━━ DATA SHOWN
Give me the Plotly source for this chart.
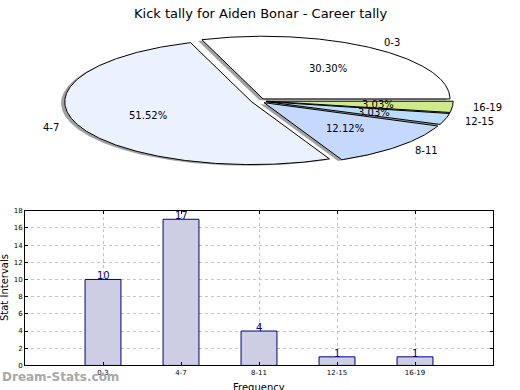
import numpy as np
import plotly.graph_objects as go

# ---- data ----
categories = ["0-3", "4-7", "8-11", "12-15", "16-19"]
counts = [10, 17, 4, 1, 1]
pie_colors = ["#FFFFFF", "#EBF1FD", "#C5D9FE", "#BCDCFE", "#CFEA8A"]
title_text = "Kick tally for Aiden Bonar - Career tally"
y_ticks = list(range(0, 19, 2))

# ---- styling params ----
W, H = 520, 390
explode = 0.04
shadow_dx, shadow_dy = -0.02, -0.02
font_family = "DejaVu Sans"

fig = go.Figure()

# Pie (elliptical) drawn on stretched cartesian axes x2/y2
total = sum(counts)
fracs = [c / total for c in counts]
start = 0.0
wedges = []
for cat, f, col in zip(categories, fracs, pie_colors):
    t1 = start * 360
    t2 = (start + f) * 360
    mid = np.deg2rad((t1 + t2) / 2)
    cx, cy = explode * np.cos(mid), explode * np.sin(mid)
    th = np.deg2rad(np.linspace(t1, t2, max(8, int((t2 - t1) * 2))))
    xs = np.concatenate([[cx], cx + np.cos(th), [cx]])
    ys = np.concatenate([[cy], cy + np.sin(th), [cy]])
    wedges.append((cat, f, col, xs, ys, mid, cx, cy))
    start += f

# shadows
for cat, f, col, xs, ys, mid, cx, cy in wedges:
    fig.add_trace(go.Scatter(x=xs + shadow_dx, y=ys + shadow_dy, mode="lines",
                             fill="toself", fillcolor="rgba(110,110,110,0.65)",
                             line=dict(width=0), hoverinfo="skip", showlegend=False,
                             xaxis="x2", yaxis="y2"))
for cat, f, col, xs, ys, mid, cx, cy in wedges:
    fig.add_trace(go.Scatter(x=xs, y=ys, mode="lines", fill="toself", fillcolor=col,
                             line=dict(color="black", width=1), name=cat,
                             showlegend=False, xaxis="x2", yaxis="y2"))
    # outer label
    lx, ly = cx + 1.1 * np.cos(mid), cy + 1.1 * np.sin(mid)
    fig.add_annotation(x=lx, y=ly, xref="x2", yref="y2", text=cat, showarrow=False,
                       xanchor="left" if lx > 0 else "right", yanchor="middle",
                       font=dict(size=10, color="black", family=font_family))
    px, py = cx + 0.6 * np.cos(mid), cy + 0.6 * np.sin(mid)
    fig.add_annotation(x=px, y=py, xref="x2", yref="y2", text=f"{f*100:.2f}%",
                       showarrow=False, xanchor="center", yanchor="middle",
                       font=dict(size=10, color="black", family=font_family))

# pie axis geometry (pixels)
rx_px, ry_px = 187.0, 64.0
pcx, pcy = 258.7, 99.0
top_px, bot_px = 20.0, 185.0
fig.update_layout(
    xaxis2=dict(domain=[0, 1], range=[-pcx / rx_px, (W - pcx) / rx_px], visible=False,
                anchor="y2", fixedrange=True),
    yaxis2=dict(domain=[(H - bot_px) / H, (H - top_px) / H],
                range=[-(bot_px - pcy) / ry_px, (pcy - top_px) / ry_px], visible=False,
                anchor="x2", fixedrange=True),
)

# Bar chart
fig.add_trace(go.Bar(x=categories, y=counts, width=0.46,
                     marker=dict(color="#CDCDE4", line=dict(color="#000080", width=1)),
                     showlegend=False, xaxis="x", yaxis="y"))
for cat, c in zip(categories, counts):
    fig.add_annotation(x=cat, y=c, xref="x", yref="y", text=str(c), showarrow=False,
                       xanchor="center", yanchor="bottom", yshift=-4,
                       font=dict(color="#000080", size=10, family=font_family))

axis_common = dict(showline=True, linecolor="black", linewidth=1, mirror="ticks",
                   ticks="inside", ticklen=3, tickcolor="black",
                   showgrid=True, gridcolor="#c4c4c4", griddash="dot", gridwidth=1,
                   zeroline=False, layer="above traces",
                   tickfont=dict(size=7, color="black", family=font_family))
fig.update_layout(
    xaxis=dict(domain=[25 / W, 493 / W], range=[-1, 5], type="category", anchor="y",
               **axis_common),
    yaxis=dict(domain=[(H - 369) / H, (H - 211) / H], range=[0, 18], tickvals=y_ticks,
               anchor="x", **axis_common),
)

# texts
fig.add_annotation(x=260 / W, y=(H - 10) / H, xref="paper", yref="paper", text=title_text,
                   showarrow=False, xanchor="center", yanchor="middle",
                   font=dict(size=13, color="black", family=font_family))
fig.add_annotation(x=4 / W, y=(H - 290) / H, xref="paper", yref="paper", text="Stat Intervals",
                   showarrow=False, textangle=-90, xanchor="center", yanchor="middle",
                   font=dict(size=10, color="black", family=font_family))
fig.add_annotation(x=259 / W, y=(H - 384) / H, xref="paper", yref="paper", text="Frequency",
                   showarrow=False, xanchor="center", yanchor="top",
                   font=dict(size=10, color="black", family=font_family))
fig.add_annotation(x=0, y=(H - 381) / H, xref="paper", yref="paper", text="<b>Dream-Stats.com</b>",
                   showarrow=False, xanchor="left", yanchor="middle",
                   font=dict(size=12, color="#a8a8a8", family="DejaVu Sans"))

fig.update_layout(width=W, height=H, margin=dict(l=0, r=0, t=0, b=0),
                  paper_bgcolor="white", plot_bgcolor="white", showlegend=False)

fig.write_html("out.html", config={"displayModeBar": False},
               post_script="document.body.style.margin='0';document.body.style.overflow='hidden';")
━━━━
- _WHAT TO PRODUCE_: Make an exact copy of the whole listing, but don't bring over any pictures.

- _ANSWER TO THIS EXERCISE_:
Give me the Plotly source for this chart.
import numpy as np
import plotly.graph_objects as go

# ---- data ----
categories = ["0-3", "4-7", "8-11", "12-15", "16-19"]
counts = [10, 17, 4, 1, 1]
pie_colors = ["#FFFFFF", "#EBF1FD", "#C5D9FE", "#BCDCFE", "#CFEA8A"]
title_text = "Kick tally for Aiden Bonar - Career tally"
y_ticks = list(range(0, 19, 2))

# ---- styling params ----
W, H = 520, 390
explode = 0.04
shadow_dx, shadow_dy = -0.02, -0.02
font_family = "DejaVu Sans"

fig = go.Figure()

# Pie (elliptical) drawn on stretched cartesian axes x2/y2
total = sum(counts)
fracs = [c / total for c in counts]
start = 0.0
wedges = []
for cat, f, col in zip(categories, fracs, pie_colors):
    t1 = start * 360
    t2 = (start + f) * 360
    mid = np.deg2rad((t1 + t2) / 2)
    cx, cy = explode * np.cos(mid), explode * np.sin(mid)
    th = np.deg2rad(np.linspace(t1, t2, max(8, int((t2 - t1) * 2))))
    xs = np.concatenate([[cx], cx + np.cos(th), [cx]])
    ys = np.concatenate([[cy], cy + np.sin(th), [cy]])
    wedges.append((cat, f, col, xs, ys, mid, cx, cy))
    start += f

# shadows
for cat, f, col, xs, ys, mid, cx, cy in wedges:
    fig.add_trace(go.Scatter(x=xs + shadow_dx, y=ys + shadow_dy, mode="lines",
                             fill="toself", fillcolor="rgba(110,110,110,0.65)",
                             line=dict(width=0), hoverinfo="skip", showlegend=False,
                             xaxis="x2", yaxis="y2"))
for cat, f, col, xs, ys, mid, cx, cy in wedges:
    fig.add_trace(go.Scatter(x=xs, y=ys, mode="lines", fill="toself", fillcolor=col,
                             line=dict(color="black", width=1), name=cat,
                             showlegend=False, xaxis="x2", yaxis="y2"))
    # outer label
    lx, ly = cx + 1.1 * np.cos(mid), cy + 1.1 * np.sin(mid)
    fig.add_annotation(x=lx, y=ly, xref="x2", yref="y2", text=cat, showarrow=False,
                       xanchor="left" if lx > 0 else "right", yanchor="middle",
                       font=dict(size=10, color="black", family=font_family))
    px, py = cx + 0.6 * np.cos(mid), cy + 0.6 * np.sin(mid)
    fig.add_annotation(x=px, y=py, xref="x2", yref="y2", text=f"{f*100:.2f}%",
                       showarrow=False, xanchor="center", yanchor="middle",
                       font=dict(size=10, color="black", family=font_family))

# pie axis geometry (pixels)
rx_px, ry_px = 187.0, 64.0
pcx, pcy = 258.7, 99.0
top_px, bot_px = 20.0, 185.0
fig.update_layout(
    xaxis2=dict(domain=[0, 1], range=[-pcx / rx_px, (W - pcx) / rx_px], visible=False,
                anchor="y2", fixedrange=True),
    yaxis2=dict(domain=[(H - bot_px) / H, (H - top_px) / H],
                range=[-(bot_px - pcy) / ry_px, (pcy - top_px) / ry_px], visible=False,
                anchor="x2", fixedrange=True),
)

# Bar chart
fig.add_trace(go.Bar(x=categories, y=counts, width=0.46,
                     marker=dict(color="#CDCDE4", line=dict(color="#000080", width=1)),
                     showlegend=False, xaxis="x", yaxis="y"))
for cat, c in zip(categories, counts):
    fig.add_annotation(x=cat, y=c, xref="x", yref="y", text=str(c), showarrow=False,
                       xanchor="center", yanchor="bottom", yshift=-4,
                       font=dict(color="#000080", size=10, family=font_family))

axis_common = dict(showline=True, linecolor="black", linewidth=1, mirror="ticks",
                   ticks="inside", ticklen=3, tickcolor="black",
                   showgrid=True, gridcolor="#c4c4c4", griddash="dot", gridwidth=1,
                   zeroline=False, layer="above traces",
                   tickfont=dict(size=7, color="black", family=font_family))
fig.update_layout(
    xaxis=dict(domain=[25 / W, 493 / W], range=[-1, 5], type="category", anchor="y",
               **axis_common),
    yaxis=dict(domain=[(H - 369) / H, (H - 211) / H], range=[0, 18], tickvals=y_ticks,
               anchor="x", **axis_common),
)

# texts
fig.add_annotation(x=260 / W, y=(H - 10) / H, xref="paper", yref="paper", text=title_text,
                   showarrow=False, xanchor="center", yanchor="middle",
                   font=dict(size=13, color="black", family=font_family))
fig.add_annotation(x=4 / W, y=(H - 290) / H, xref="paper", yref="paper", text="Stat Intervals",
                   showarrow=False, textangle=-90, xanchor="center", yanchor="middle",
                   font=dict(size=10, color="black", family=font_family))
fig.add_annotation(x=259 / W, y=(H - 384) / H, xref="paper", yref="paper", text="Frequency",
                   showarrow=False, xanchor="center", yanchor="top",
                   font=dict(size=10, color="black", family=font_family))
fig.add_annotation(x=0, y=(H - 381) / H, xref="paper", yref="paper", text="<b>Dream-Stats.com</b>",
                   showarrow=False, xanchor="left", yanchor="middle",
                   font=dict(size=12, color="#a8a8a8", family="DejaVu Sans"))

fig.update_layout(width=W, height=H, margin=dict(l=0, r=0, t=0, b=0),
                  paper_bgcolor="white", plot_bgcolor="white", showlegend=False)

fig.write_html("out.html", config={"displayModeBar": False},
               post_script="document.body.style.margin='0';document.body.style.overflow='hidden';")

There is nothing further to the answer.